The motto of the Women’s Institute is ‘inspiring women’, and few women are more inspirational than Eva Clarke, and her mother, Anka Nathanova, who both survived the horrors of Nazi concentration camps.
Eva was guest speaker at the October meeting of Freshwater Bay WI (FBWI), and explained how she was born in April 1945 on a cart at the Mauthausen death camp in Austria, shortly after her mother arrived there, nine months pregnant and weighing just 5st.
Anka, a Czech, had just endured 17 days packed into a filthy, crowded coal truck, no food, just occasional water to arrive at Mauthausen after six months in a slave labour camp at Freiberg. Before that, she, and her German architect husband, Bernd, had been at Auschwitz in Poland.
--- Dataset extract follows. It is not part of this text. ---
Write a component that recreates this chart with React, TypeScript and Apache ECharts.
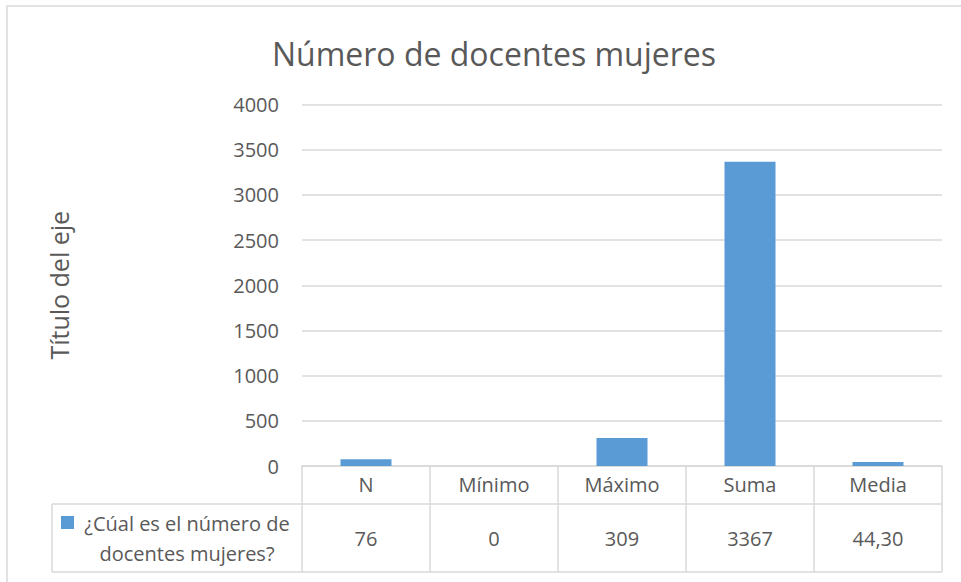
import React, { useEffect, useRef } from "react";
import * as echarts from "echarts";

const titleText = "Número de docentes mujeres";
const yAxisTitle = "Título del eje";
const seriesName = "¿Cúal es el número de docentes mujeres?";
const seriesNameLines = ["¿Cúal es el número de", "docentes mujeres?"];
const categories = ["N", "Mínimo", "Máximo", "Suma", "Media"];
const values = [76, 0, 309, 3367, 44.3];
const tableLabels = ["76", "0", "309", "3367", "44,30"];
const yTicks = [0, 500, 1000, 1500, 2000, 2500, 3000, 3500, 4000];

const W = 961;
const H = 582;
const FONT = "'Open Sans', sans-serif";
const TEXT = "#595959";
const LINE = "#d9d9d9";
const BAR = "#5B9BD5";

const G_LEFT = 302;
const G_RIGHT = 942;
const G_TOP = 104.5;
const G_BOTTOM = 466;
const ROW1_BOTTOM = 504;
const ROW2_BOTTOM = 572;
const LEGEND_LEFT = 52;

export default function App() {
  const ref = useRef<HTMLDivElement>(null);
  useEffect(() => {
    if (!ref.current) return;
    const chart = echarts.init(ref.current, undefined, { renderer: "svg" });
    const colW = (G_RIGHT - G_LEFT) / categories.length;
    const graphics: any[] = [];
    graphics.push({
      type: "rect",
      shape: { x: 7, y: 6, width: W, height: H },
      style: { fill: "none", stroke: LINE, lineWidth: 1.5 },
      silent: true,
    });
    const hLine = (x1: number, x2: number, y: number) =>
      graphics.push({
        type: "line",
        shape: { x1, y1: y, x2, y2: y },
        style: { stroke: LINE, lineWidth: 1.5 },
      });
    const vLine = (x: number, y1: number, y2: number) =>
      graphics.push({
        type: "line",
        shape: { x1: x, y1, x2: x, y2 },
        style: { stroke: LINE, lineWidth: 1.5 },
      });
    hLine(LEGEND_LEFT, G_RIGHT, ROW1_BOTTOM);
    hLine(LEGEND_LEFT, G_RIGHT, ROW2_BOTTOM);
    vLine(LEGEND_LEFT, ROW1_BOTTOM, ROW2_BOTTOM);
    for (let i = 0; i <= categories.length; i++) {
      vLine(G_LEFT + i * colW, G_BOTTOM, ROW2_BOTTOM);
    }
    const rowMid = (ROW1_BOTTOM + ROW2_BOTTOM) / 2;
    tableLabels.forEach((t, i) => {
      graphics.push({
        type: "text",
        x: G_LEFT + (i + 0.5) * colW,
        y: rowMid,
        style: {
          text: t,
          fill: TEXT,
          font: `20px ${FONT}`,
          align: "center",
          verticalAlign: "middle",
        },
      });
    });
    graphics.push({
      type: "rect",
      shape: { x: 61, y: 516, width: 13, height: 13 },
      style: { fill: BAR },
    });
    graphics.push({
      type: "text",
      x: 187,
      y: rowMid,
      style: {
        text: seriesNameLines.join("\n"),
        fill: TEXT,
        font: `20px ${FONT}`,
        align: "center",
        verticalAlign: "middle",
        lineHeight: 30,
      },
    });

    chart.setOption({
      animation: false,
      title: {
        text: titleText,
        left: 489,
        top: 32,
        textAlign: "center",
        textStyle: {
          fontFamily: FONT,
          fontSize: 32,
          fontWeight: "normal",
          color: TEXT,
        },
      },
      grid: {
        left: G_LEFT,
        right: W - G_RIGHT,
        top: G_TOP,
        bottom: H - G_BOTTOM,
        containLabel: false,
      },
      xAxis: {
        type: "category",
        data: categories,
        axisLine: { lineStyle: { color: LINE, width: 1.5 } },
        axisTick: { show: false },
        axisLabel: {
          color: TEXT,
          fontFamily: FONT,
          fontSize: 20,
          margin: 8,
        },
      },
      yAxis: {
        type: "value",
        min: 0,
        max: 4000,
        interval: 500,
        name: yAxisTitle,
        nameLocation: "middle",
        nameGap: 231,
        nameTextStyle: { color: TEXT, fontFamily: FONT, fontSize: 25 },
        axisLine: { show: false },
        axisTick: { show: false },
        axisLabel: {
          color: TEXT,
          fontFamily: FONT,
          fontSize: 20,
          margin: 23,
          formatter: (v: number) => (yTicks.includes(v) ? String(v) : ""),
        },
        splitLine: { lineStyle: { color: LINE, width: 1.5 } },
      },
      series: [
        {
          name: seriesName,
          type: "bar",
          data: values,
          barWidth: 51,
          itemStyle: { color: BAR },
        },
      ],
      graphic: graphics,
    });
    return () => chart.dispose();
  }, []);
  return <div ref={ref} style={{ width: W, height: H, position: "absolute", left: 0, top: 0 }} />;
}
She later discovered he had been shot, without ever learning she was pregnant.
Members listened horror-struck as Eva told how her parents, and other Jews, had been affected by the Nuremberg Race Laws of 1935. These laws gradually stripped all Jews of their citizenship, right to vote, to marry other religions, imposed a curfew, excluded them from professions and expelled their children from school.
It happened gradually, so when they were ordered to report to warehouses with a suitcase and saucepans, they were unaware of the nightmare which awaited them in concentration or death camps all over Nazi-occupied Europe.
Anka, and the new-born Eva, were probably saved by the fact that the Mauthausen gas chambers had been shut only a day before they arrived in April 1945, and that the camp was liberated by the Allies within a week.
FBWI president, Lisa Reed, presented Eva with flowers and said: “Eva’s talk was memorable and moving. We were delighted to welcome her, and she just made such a lasting impression.”
Eva is a speaker for the Holocaust Educational Trust, and was awarded the British Empire Medal for ‘services to Holocaust education’.